Lahore - Given its tremendous infrastructure requirements and untapped potential in every major sector, Pakistan is in dire need of capital investment, SAARC CCI Vice President Iftikhar Malik said on Monday.

“Provided political stability, insulation from external turbulence and conducive macro-economic environment is there, Pakistan can register a prolonged period of domestically driven growth,” he added.

He said the incentives announced in the budget by the federal government for the export-oriented industry would surely help enhance the export volume significantly, besides reducing problems of the farmers, as the budget was progressive, growth-oriented and farmers friendly.

“Now it is the duty of the private sector to come forward and focus on the manufacturing sector instead of investing in real estate sector,” he said, and added, “The step taken by the government will surely help promote exports of the country,” he said.

He said that for the promotion of Hi-Tech industries, the government had reduced the customs duty on the industries, which imported raw material for manufacturing SIM Cards and Smart Cards, from 20 percent to 5 percent.

“Sales tax on the import of machinery related to dairy sector has been slashed from 17 percent to 5 percent,” he added.

To a question, Malik, who is also the chairman of Guard Group, said that the report of Millat venturing into export market had come as a pleasant surprise for him. He termed it a good news of the year for the tractor industry, with tractor sales constantly on decline over the last 5 years.

“Tractor export shows the progress Pakistan has made in the high-tech engineering sector,” he said, and added, “Tractors have been exported through unofficial channels for the last decade.”

He greeted the Millat Tractors on behalf of Guard Group for this achievement, as the Guard filter, being OEM vendor, is also part of this goal achieved by the Millat Tractors.

“Guard Filter, as a vendor, has been collaborating with Millat Tractors for the last 37 years,” he said and hoped that this export initiative would be able to offset the balance of drop in sales.

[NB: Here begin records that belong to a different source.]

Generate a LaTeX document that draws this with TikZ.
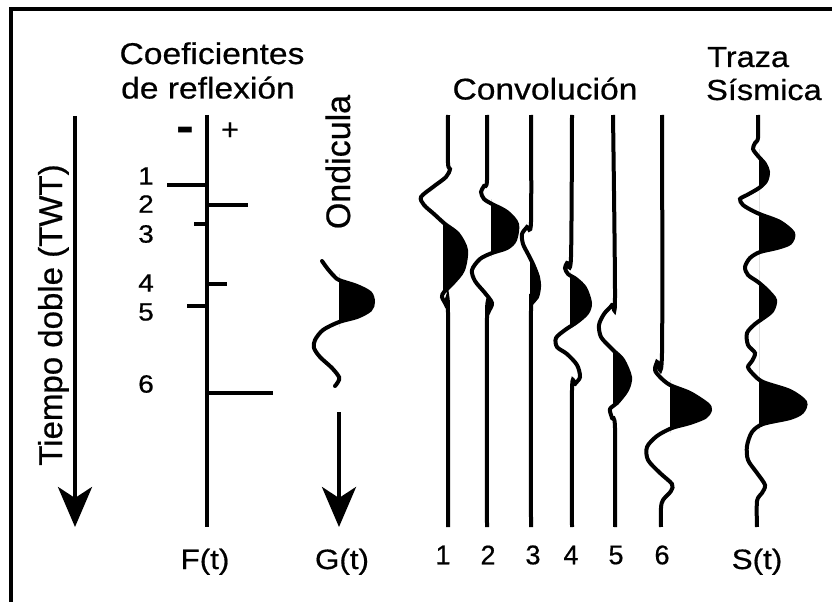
\documentclass[tikz,border=0pt]{standalone}
\usepackage{fontspec}
\newfontfamily\widefont{Liberation Sans}[FakeStretch=1.12,FakeBold=0.6]
\newfontfamily\plainfont{Liberation Sans}[FakeBold=0.6]
\newfontfamily\minusfont{Liberation Sans Bold}[FakeStretch=1.12]
\usetikzlibrary{arrows.meta}
\tikzset{
  frameline/.style={line width=3.5bp},
  trace/.style={line width=4bp},
  axisline/.style={line width=4bp},
  spike/.style={line width=4bp},
  timearrow/.style={line width=4bp,-{Stealth[length=40bp,width=34bp,inset=11bp]}},
  lab/.style={inner sep=0pt,font=\widefont\fontsize{30bp}{33bp}\selectfont},
  sublab/.style={inner sep=0pt,font=\widefont\fontsize{28bp}{31bp}\selectfont},
  numlab/.style={inner sep=0pt,font=\widefont\fontsize{25bp}{28bp}\selectfont},
  botnum/.style={inner sep=0pt,font=\plainfont\fontsize{27bp}{30bp}\selectfont},
  rotlab/.style={inner sep=0pt,rotate=90,anchor=base},
  trG/.style={insert path={plot[smooth] coordinates {(322,261) (327,268) (333,275) (339,280) (357,286) (370,293) (373,302) (370,310) (357,317) (339,322) (323,330) (315,340) (314,348) (320,357) (332,368) (339,377) (338,382) (335,386)}}},
  trA/.style={insert path={plot[smooth] coordinates {(448,115) (448,163) (450,169) (446,177) (433,187) (421,197) (424,205) (434,214) (445,224) (458,234) (466,250) (463,270) (453,283) (444,292) (442,297) (446,305) (448,313) (448,527)}}},
  trB/.style={insert path={plot[smooth] coordinates {(487,115) (487,180) (484,186) (481,192) (484,199) (492,204) (507,212) (517,224) (515,240) (507,248) (492,253) (480,259) (472,270) (475,281) (485,293) (492,303) (489,311) (487,317) (487,527)}}},
  trC/.style={insert path={plot[smooth] coordinates {(531,115) (531,222) (527,227) (522,234) (523,244) (528,254) (533,264) (538,277) (539,287) (537,297) (532,303) (531,309) (531,527)}}},
  trD/.style={insert path={plot[smooth] coordinates {(572,115) (571,257) (567,263) (565,268) (568,274) (576,279) (585,288) (590,303) (587,313) (577,322) (565,330) (556,338) (557,347) (567,354) (577,365) (580,377) (575,384) (572,390) (572,527)}}},
  trE/.style={insert path={plot[smooth] coordinates {(613,115) (615,297) (612,305) (604,314) (599,325) (601,337) (610,347) (614,351) (623,360) (630,377) (627,390) (617,403) (610,409) (612,418) (615,428) (615,527)}}},
  trF/.style={insert path={plot[smooth] coordinates {(662,115) (662,353) (657,362) (655,370) (660,377) (670,385) (690,393) (707,404) (710,410) (705,417) (690,423) (672,428) (657,436) (647,447) (648,460) (660,473) (672,484) (671,491) (663,500) (661,508) (661,527)}}},
  trS/.style={insert path={plot[smooth] coordinates {(758,115) (758,138) (755,143) (753,149) (758,156) (765,164) (768,172) (766,181) (759,188) (747,195) (740,199) (743,205) (753,211) (762,215) (780,222) (793,233) (790,243) (777,248) (760,252) (750,258) (745,267) (748,275) (758,282) (767,290) (775,300) (772,311) (762,319) (755,324) (747,333) (748,345) (755,353) (752,361) (748,367) (753,374) (763,382) (790,391) (805,402) (802,412) (790,418) (763,424) (752,432) (747,446) (748,460) (757,473) (765,485) (762,493) (757,501) (757,527)}}},
}
\begin{document}
\begin{tikzpicture}[x=1bp,y=-1bp]
\useasboundingbox (0,0) rectangle (832,602);
\fill[white] (0,0) rectangle (832,602);
% frame
\coordinate (frTR) at (832,9);
\coordinate (frTL) at (11,9);
\coordinate (frBL) at (11,602);
\draw[frameline] (frTR) -- (frTL) -- (frBL);

% time axis
\coordinate (tA) at (75,116);
\coordinate (tB) at (75,527);
\draw[timearrow] (tA) -- (tB);
\node[rotlab,font=\plainfont\fontsize{33bp}{36bp}\selectfont] (tlab) at (62,315) {Tiempo doble (TWT)};

% reflection coefficients
\node[lab,anchor=base] (coef1) at (212,64) {Coeficientes};
\node[lab,anchor=base] (coef2) at (208,98.5) {de reflexión};
\node[inner sep=0pt,anchor=base,font=\minusfont\fontsize{48bp}{48bp}\selectfont] (minus) at (185,142.7) {-};
\node[inner sep=0pt,font=\plainfont\fontsize{30bp}{32bp}\selectfont] (plus) at (230,131) {+};
\coordinate (fA) at (207,115);
\coordinate (fB) at (207,527);
\draw[axisline] (fA) -- (fB);
\draw[spike] (207,184.7) -- (167,184.7);
\draw[spike] (207,205) -- (248,205);
\draw[spike] (207,224) -- (194,224);
\draw[spike] (207,284) -- (227,284);
\draw[spike] (207,306) -- (187,306);
\draw[spike] (207,393) -- (273,393);
\node[numlab] (n1) at (146,176) {1};
\node[numlab] (n2) at (146,204) {2};
\node[numlab] (n3) at (146,234) {3};
\node[numlab] (n4) at (146,283) {4};
\node[numlab] (n5) at (146,312) {5};
\node[numlab] (n6) at (146,384) {6};
\node[sublab,anchor=base] (Ft) at (205,569) {F(t)};

% wavelet
\node[rotlab,font=\plainfont\fontsize{34bp}{36bp}\selectfont] (ond) at (350,162) {Ondicula};
\begin{scope}
  \clip (339,274) rectangle (400,326);
  \fill[trG] -- (339,386) -- (339,261) -- cycle;
\end{scope}
\draw[trace,line cap=round,trG];
\coordinate (gA) at (339,412);
\coordinate (gB) at (339,527);
\draw[timearrow] (gA) -- (gB);
\node[sublab,anchor=base] (Gt) at (342,569) {G(t)};

% convolution traces
\node[lab,anchor=base] (conv) at (545,99.5) {Convolución};
\begin{scope}
  \clip (443,220) rectangle (500,296);
  \fill[trA] -- (443,527) -- (443,115) -- cycle;
\end{scope}
\draw[trace,trA];
\begin{scope}
  \clip (491,200) rectangle (560,256);
  \fill[trB] -- (491,527) -- (491,115) -- cycle;
\end{scope}
\draw[trace,trB];
\begin{scope}
  \clip (530,258) rectangle (580,306);
  \fill[trC] -- (530,527) -- (530,115) -- cycle;
\end{scope}
\draw[trace,trC];
\begin{scope}
  \clip (570,272) rectangle (620,326);
  \fill[trD] -- (570,527) -- (570,115) -- cycle;
\end{scope}
\draw[trace,trD];
\begin{scope}
  \clip (613,348) rectangle (660,406);
  \fill[trE] -- (613,527) -- (613,115) -- cycle;
\end{scope}
\draw[trace,trE];
\begin{scope}
  \clip (670,380) rectangle (730,432);
  \fill[trF] -- (670,527) -- (670,115) -- cycle;
\end{scope}
\draw[trace,trF];
\node[botnum] (b1) at (443,555) {1};
\node[botnum] (b2) at (488,555) {2};
\node[botnum] (b3) at (533,555) {3};
\node[botnum] (b4) at (571,555) {4};
\node[botnum] (b5) at (616,555) {5};
\node[botnum] (b6) at (662,555) {6};

% seismic trace
\node[inner sep=0pt,font=\widefont\fontsize{29bp}{32bp}\selectfont,anchor=base west] (traza) at (707,67) {Traza};
\node[inner sep=0pt,font=\widefont\fontsize{29bp}{32bp}\selectfont,anchor=base west] (sism) at (706,100) {Sísmica};
\begin{scope}
  \clip (759,150) rectangle (830,429);
  \fill[trS] -- (759,527) -- (759,115) -- cycle;
\end{scope}
\draw[trace,trS];
\node[sublab,anchor=base] (St) at (757,569) {S(t)};
\end{tikzpicture}
\end{document}
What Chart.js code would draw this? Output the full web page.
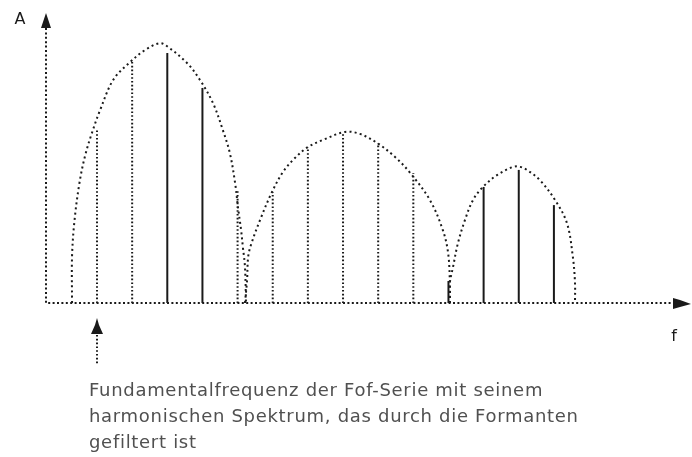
<!DOCTYPE html>
<html lang="de">
<head>
<meta charset="utf-8">
<title>Fof-Serie – harmonisches Spektrum</title>
<script src="https://cdn.jsdelivr.net/npm/chart.js@4.4.1/dist/chart.umd.min.js"></script>
<style>
  html, body { margin: 0; padding: 0; background: #fff; }
  #wrap { width: 692px; height: 457px; position: relative; }
</style>
</head>
<body>
<div id="wrap"><canvas id="spektrum"></canvas></div>
<script>
// Teiltöne (Vielfache der Grundfrequenz) und ihre Amplituden
const teiltoene = [1, 2, 3, 4, 5, 6, 7, 8, 9, 10, 11, 12, 13, 14];
const amplituden = [63, 87.6, 90.9, 78.2, 41, 40.4, 56.7, 62.2, 58.2, 47.3, 8.0, 42.2, 48.4, 35.6];
// diese Teiltöne werden durchgezogen gezeichnet
const hervorgehoben = [3, 4, 11, 12, 13, 14];

// Hüllkurven der drei Formanten (Teiltonnummer / Amplitude)
const formant1X = [0.29, 0.29, 0.36, 0.50, 0.66, 0.86, 1.09, 1.46, 1.94, 2.37, 2.79, 3.02, 3.56, 3.93, 4.30, 4.58, 4.78, 4.93, 5.01, 5.10, 5.15, 5.21, 5.24];
const formant1Y = [0, 17, 30, 43.6, 53.5, 62, 70.2, 81.1, 87.6, 92.0, 94.5, 93.1, 87.3, 81.1, 72.7, 62.9, 54.5, 43.6, 34.9, 26.5, 20.4, 13.1, 0];
const formant2X = [5.21, 5.27, 5.30, 5.38, 5.64, 5.98, 6.29, 6.63, 7.00, 7.43, 8.06, 8.48, 8.97, 9.48, 9.91, 10.47, 10.84, 10.99, 11.04, 11.04];
const formant2Y = [0, 8.4, 16.7, 21.1, 30.2, 40.4, 47.6, 52.7, 56.7, 59.3, 62.2, 61.5, 58.2, 53.1, 47.3, 37.5, 26.5, 18.2, 7.3, 0];
const formant3X = [11.04, 11.04, 11.13, 11.27, 11.47, 11.70, 11.98, 12.38, 12.84, 13.04, 13.23, 13.60, 14.03, 14.37, 14.54, 14.60, 14.60];
const formant3Y = [0, 7.3, 13.1, 21.8, 30.2, 37.5, 42.2, 46.5, 49.5, 49.5, 48.4, 44.7, 37.5, 29.1, 16.7, 7.3, 0];

const beschriftung = [
  'Fundamentalfrequenz der Fof-Serie mit seinem',
  'harmonischen Spektrum, das durch die Formanten',
  'gefiltert ist'
];

const FARBE = '#1a1a1a';

function punkte(xs, ys) {
  return xs.map((x, i) => ({ x: x, y: ys[i] }));
}

const huellkurven = [[formant1X, formant1Y], [formant2X, formant2Y], [formant3X, formant3Y]].map(([xs, ys]) => ({
  data: punkte(xs, ys),
  borderColor: FARBE,
  borderWidth: 2,
  borderDash: [2, 3.2],
  tension: 0.35,
  pointRadius: 0,
  fill: false
}));

const linien = teiltoene.map((n, i) => {
  const voll = hervorgehoben.includes(n);
  return {
    data: [{ x: n, y: 0 }, { x: n, y: amplituden[i] }],
    borderColor: FARBE,
    borderWidth: 2,
    borderDash: voll ? [] : [1.6, 2.2],
    pointRadius: 0,
    fill: false
  };
});

// gepunktete Achsen mit Pfeilspitzen, Achsenbeschriftung und Erläuterung
const achsenPlugin = {
  id: 'achsen',
  beforeDatasetsDraw(chart) {
    const { ctx, chartArea: a } = chart;
    ctx.save();
    ctx.strokeStyle = FARBE;
    ctx.lineWidth = 2;
    ctx.setLineDash([2, 2.4]);
    ctx.beginPath();
    ctx.moveTo(a.left, a.top);
    ctx.lineTo(a.left, a.bottom);
    ctx.lineTo(a.right, a.bottom);
    ctx.stroke();
    ctx.restore();
  },
  afterDraw(chart) {
    const { ctx, chartArea: a } = chart;
    const fx = chart.scales.x.getPixelForValue(teiltoene[0]);
    ctx.save();
    ctx.fillStyle = FARBE;

    // Pfeil oben an der Amplitudenachse
    ctx.beginPath();
    ctx.moveTo(a.left, a.top - 15);
    ctx.lineTo(a.left + 2, a.top - 9);
    ctx.lineTo(a.left + 5, a.top);
    ctx.lineTo(a.left - 5, a.top);
    ctx.lineTo(a.left - 2, a.top - 9);
    ctx.closePath();
    ctx.fill();

    // Pfeil rechts an der Frequenzachse
    ctx.beginPath();
    ctx.moveTo(a.right + 19, a.bottom + 1);
    ctx.lineTo(a.right + 8, a.bottom - 3);
    ctx.lineTo(a.right + 1, a.bottom - 5);
    ctx.lineTo(a.right + 1, a.bottom + 6);
    ctx.lineTo(a.right + 8, a.bottom + 4);
    ctx.closePath();
    ctx.fill();

    // Pfeil auf die Grundfrequenz
    const py = a.bottom + 15;
    ctx.beginPath();
    ctx.moveTo(fx, py);
    ctx.lineTo(fx + 2, py + 7);
    ctx.lineTo(fx + 6, py + 16);
    ctx.lineTo(fx - 6, py + 16);
    ctx.lineTo(fx - 2, py + 7);
    ctx.closePath();
    ctx.fill();
    ctx.strokeStyle = FARBE;
    ctx.lineWidth = 2;
    ctx.setLineDash([1.6, 2.2]);
    ctx.beginPath();
    ctx.moveTo(fx, py + 17);
    ctx.lineTo(fx, py + 47);
    ctx.stroke();

    ctx.font = '16px "DejaVu Sans"';
    ctx.textBaseline = 'middle';
    ctx.textAlign = 'center';
    ctx.fillText('A', 20, a.top - 8);
    ctx.fillText('f', a.right + 2, a.bottom + 34);

    ctx.fillStyle = '#505050';
    ctx.textAlign = 'left';
    ctx.textBaseline = 'alphabetic';
    ctx.font = '18px "DejaVu Sans"';
    ctx.letterSpacing = '0.7px';
    beschriftung.forEach((zeile, i) => {
      ctx.fillText(zeile, fx - 8, a.bottom + 93 + i * 26);
    });
    ctx.restore();
  }
};

new Chart(document.getElementById('spektrum'), {
  type: 'line',
  data: { datasets: huellkurven.concat(linien) },
  options: {
    responsive: true,
    maintainAspectRatio: false,
    animation: false,
    events: [],
    layout: { padding: { left: 46, right: 20, top: 28, bottom: 154 } },
    plugins: {
      legend: { display: false },
      tooltip: { enabled: false }
    },
    scales: {
      x: { type: 'linear', min: -0.451, max: 17.36, display: false },
      y: { min: 0, max: 100, display: false }
    }
  },
  plugins: [achsenPlugin]
});
</script>
</body>
</html>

Guard Group chairman also asked the government to support this sector as more than 95 percent parts of this tractor from tyres , to engine, to transmissions are locally made and this sector creates employment and pays taxes. Tractor is also the most highly localized product of the auto sector, and its export is recognition of its quality and price competitiveness. The govt also should be appreciated for reducing duties on tractor in the budget, he added.

He said that the case for investing in Pakistan is clear. With 200 million people and 60 million middle-class consumers, Pakistan is a rapidly growing emerging market. A large trainable workforce, coupled with favourable demographics and rising domestic consumption, provide a range of compelling infrastructure and corporate opportunities in Pakistan. But the growth and return potential in Pakistan has yet to be unlocked by domestic and international investors.

Former finance minister Dr Salman Shah said that there are substantial opportunities in undervalued assets and companies, an active privatisation initiative, large infrastructure-related investment projects, especially under the China-Pakistan Economic Corridor, growth in local consumption and a largely untapped export potential.

With a massive diaspora of highly qualified executives and a large reserve of domestic talent, capital investing in Pakistan can enter a sustained phase.

Economists said that there are several major policy issues which the government must address in order to unlock Pakistan’s economic and investment potential. First to finance development programmes, tax revenues need to be doubled from the present 9pc of GDP. Second, the endemic corruption in officialdom must be eliminated.